● **GOAL OF THE EXERCISE**:
From the first line of the data down to and including the line with "const labelledCategory = 53;", copy everything exactly, leaving out pictures.
---+---
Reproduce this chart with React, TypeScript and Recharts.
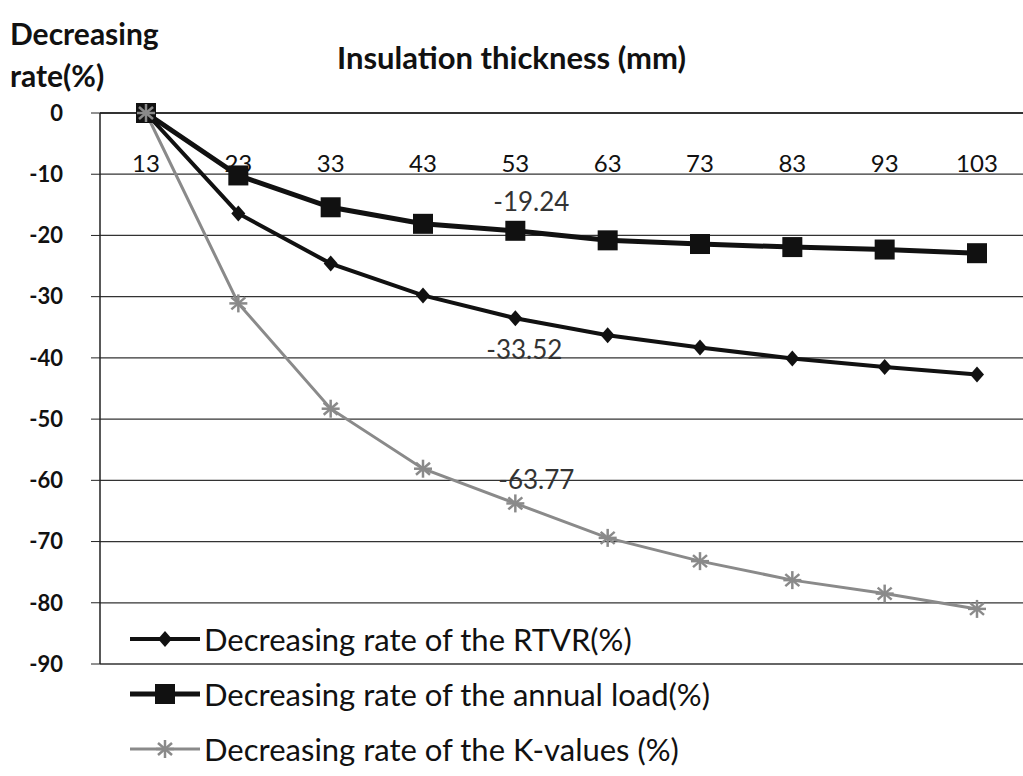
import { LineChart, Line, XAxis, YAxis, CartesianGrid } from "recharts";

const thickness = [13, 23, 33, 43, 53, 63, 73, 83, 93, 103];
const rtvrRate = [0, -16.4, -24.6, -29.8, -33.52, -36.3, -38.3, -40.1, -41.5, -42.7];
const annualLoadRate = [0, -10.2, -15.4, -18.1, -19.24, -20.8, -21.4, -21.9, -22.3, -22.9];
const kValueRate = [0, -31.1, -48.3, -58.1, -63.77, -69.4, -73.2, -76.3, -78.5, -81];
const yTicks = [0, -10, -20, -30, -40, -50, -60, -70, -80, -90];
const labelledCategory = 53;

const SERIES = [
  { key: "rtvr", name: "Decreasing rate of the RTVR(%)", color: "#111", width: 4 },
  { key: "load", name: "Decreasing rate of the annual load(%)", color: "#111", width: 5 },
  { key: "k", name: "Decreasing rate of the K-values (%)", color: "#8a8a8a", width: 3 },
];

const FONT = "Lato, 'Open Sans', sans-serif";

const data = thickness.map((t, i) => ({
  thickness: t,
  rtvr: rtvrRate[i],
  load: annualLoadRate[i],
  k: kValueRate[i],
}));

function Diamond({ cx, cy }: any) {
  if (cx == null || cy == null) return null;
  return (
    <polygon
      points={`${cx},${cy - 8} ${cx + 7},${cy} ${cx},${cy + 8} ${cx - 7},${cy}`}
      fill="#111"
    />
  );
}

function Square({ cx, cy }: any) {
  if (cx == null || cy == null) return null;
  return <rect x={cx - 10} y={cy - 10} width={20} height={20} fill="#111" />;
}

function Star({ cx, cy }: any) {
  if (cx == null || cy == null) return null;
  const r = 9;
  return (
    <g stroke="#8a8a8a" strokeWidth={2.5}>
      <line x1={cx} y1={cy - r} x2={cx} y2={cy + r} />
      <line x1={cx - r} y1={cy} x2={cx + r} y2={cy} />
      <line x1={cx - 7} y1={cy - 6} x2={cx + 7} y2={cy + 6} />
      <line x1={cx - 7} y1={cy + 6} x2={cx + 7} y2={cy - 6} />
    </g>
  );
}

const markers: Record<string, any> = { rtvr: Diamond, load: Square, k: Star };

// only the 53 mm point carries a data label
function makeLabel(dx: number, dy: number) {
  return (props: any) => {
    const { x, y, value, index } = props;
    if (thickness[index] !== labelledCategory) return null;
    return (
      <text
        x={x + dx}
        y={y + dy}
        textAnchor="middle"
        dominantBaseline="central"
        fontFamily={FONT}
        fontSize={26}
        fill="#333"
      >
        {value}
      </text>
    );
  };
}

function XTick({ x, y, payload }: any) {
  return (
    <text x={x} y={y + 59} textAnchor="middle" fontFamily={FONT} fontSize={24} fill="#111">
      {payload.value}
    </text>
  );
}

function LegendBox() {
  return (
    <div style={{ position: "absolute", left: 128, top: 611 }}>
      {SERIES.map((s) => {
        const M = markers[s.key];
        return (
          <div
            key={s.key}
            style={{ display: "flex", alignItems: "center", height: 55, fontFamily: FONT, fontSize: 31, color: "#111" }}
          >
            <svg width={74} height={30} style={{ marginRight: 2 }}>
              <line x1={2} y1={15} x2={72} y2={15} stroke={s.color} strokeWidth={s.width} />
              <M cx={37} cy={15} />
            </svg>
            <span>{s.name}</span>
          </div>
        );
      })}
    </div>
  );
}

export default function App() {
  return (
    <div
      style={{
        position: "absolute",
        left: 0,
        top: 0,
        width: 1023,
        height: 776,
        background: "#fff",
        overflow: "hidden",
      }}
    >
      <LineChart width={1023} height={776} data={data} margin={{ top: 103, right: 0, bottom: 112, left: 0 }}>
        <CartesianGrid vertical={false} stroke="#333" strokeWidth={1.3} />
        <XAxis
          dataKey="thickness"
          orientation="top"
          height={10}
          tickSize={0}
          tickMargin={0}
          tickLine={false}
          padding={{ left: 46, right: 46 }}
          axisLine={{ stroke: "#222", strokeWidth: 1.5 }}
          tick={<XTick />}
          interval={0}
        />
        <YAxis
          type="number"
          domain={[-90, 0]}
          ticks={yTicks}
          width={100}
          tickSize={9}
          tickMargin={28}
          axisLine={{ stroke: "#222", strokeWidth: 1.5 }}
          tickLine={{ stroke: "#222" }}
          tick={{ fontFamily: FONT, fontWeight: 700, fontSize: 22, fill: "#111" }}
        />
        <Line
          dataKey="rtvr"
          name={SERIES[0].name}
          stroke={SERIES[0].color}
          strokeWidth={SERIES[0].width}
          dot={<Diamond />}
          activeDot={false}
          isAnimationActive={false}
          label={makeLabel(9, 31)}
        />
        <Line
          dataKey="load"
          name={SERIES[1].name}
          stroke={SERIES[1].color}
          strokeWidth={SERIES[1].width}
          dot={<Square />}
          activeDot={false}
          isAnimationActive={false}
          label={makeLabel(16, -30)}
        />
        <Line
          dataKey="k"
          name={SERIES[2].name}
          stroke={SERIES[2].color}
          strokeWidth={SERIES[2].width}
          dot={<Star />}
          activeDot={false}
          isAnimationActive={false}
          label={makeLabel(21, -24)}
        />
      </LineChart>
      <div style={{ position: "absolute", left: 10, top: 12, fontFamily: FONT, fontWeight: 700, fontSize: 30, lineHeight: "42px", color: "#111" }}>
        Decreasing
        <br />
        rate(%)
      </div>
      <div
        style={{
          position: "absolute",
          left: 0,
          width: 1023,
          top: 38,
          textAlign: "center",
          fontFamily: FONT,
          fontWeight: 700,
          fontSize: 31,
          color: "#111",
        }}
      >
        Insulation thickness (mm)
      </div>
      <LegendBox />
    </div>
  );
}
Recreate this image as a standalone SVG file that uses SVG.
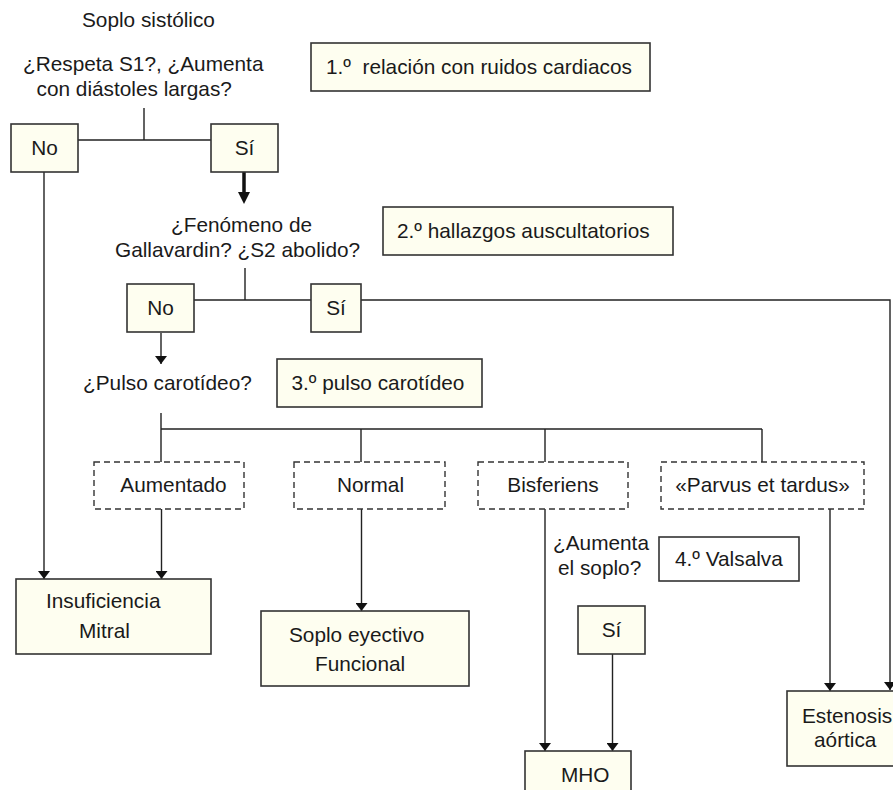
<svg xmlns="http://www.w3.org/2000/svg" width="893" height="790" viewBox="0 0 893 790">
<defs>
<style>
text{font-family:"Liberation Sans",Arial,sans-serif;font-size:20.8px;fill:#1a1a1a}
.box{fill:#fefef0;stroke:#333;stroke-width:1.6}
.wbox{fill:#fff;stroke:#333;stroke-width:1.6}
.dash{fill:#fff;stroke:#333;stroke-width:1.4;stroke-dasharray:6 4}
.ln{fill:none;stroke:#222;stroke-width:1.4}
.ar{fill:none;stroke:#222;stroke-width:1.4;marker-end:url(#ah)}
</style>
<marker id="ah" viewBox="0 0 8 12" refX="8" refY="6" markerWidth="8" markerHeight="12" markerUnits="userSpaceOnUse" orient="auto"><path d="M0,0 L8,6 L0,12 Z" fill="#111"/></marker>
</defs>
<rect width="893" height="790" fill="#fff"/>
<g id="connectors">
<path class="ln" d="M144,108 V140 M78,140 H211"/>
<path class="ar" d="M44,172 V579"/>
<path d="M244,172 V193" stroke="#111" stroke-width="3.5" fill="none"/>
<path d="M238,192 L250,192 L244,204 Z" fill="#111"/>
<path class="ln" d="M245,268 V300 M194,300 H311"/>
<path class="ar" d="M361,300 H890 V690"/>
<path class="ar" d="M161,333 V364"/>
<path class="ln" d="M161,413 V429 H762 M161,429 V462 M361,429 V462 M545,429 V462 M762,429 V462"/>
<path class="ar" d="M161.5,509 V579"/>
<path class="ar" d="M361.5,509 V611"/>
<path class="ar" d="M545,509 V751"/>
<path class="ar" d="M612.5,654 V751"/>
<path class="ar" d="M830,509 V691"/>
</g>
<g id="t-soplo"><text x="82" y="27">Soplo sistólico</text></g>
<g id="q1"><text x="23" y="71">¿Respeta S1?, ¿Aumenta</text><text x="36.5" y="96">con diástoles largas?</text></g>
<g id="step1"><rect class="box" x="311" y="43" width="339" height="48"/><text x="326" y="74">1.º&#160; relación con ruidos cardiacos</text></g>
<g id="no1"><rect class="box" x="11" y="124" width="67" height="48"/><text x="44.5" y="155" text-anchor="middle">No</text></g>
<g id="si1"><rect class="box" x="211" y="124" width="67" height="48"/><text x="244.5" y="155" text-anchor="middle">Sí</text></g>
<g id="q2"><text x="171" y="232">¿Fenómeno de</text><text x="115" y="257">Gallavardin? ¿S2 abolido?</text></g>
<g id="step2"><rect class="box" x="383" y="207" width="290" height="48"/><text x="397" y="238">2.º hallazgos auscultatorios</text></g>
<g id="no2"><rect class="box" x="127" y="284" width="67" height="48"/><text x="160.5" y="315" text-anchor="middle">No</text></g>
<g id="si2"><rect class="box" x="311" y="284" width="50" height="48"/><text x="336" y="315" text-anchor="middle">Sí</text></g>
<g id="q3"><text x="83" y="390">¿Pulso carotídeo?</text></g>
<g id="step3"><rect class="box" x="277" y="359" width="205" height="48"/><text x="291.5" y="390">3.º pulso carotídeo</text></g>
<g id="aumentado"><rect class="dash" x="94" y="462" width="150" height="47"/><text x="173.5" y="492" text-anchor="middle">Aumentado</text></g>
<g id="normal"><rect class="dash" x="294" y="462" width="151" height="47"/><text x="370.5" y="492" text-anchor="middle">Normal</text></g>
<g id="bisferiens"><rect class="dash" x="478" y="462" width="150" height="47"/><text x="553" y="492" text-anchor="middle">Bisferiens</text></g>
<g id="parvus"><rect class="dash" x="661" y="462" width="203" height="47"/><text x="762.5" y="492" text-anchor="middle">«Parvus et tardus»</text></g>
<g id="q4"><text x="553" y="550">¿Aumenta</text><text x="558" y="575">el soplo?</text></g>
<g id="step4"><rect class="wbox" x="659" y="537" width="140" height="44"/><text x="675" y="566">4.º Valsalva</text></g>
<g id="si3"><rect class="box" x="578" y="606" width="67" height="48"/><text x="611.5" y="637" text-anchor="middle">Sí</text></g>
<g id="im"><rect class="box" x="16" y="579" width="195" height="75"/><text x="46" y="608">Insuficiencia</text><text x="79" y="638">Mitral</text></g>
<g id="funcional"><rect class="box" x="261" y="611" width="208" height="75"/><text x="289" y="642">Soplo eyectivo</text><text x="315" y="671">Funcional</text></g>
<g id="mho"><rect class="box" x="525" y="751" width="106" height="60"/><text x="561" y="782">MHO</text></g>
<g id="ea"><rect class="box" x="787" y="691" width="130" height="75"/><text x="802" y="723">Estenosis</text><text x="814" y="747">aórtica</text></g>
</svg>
---+---
● **TASK OUTPUT**:
Reproduce this chart with React, TypeScript and Recharts.
import { LineChart, Line, XAxis, YAxis, CartesianGrid } from "recharts";

const thickness = [13, 23, 33, 43, 53, 63, 73, 83, 93, 103];
const rtvrRate = [0, -16.4, -24.6, -29.8, -33.52, -36.3, -38.3, -40.1, -41.5, -42.7];
const annualLoadRate = [0, -10.2, -15.4, -18.1, -19.24, -20.8, -21.4, -21.9, -22.3, -22.9];
const kValueRate = [0, -31.1, -48.3, -58.1, -63.77, -69.4, -73.2, -76.3, -78.5, -81];
const yTicks = [0, -10, -20, -30, -40, -50, -60, -70, -80, -90];
const labelledCategory = 53;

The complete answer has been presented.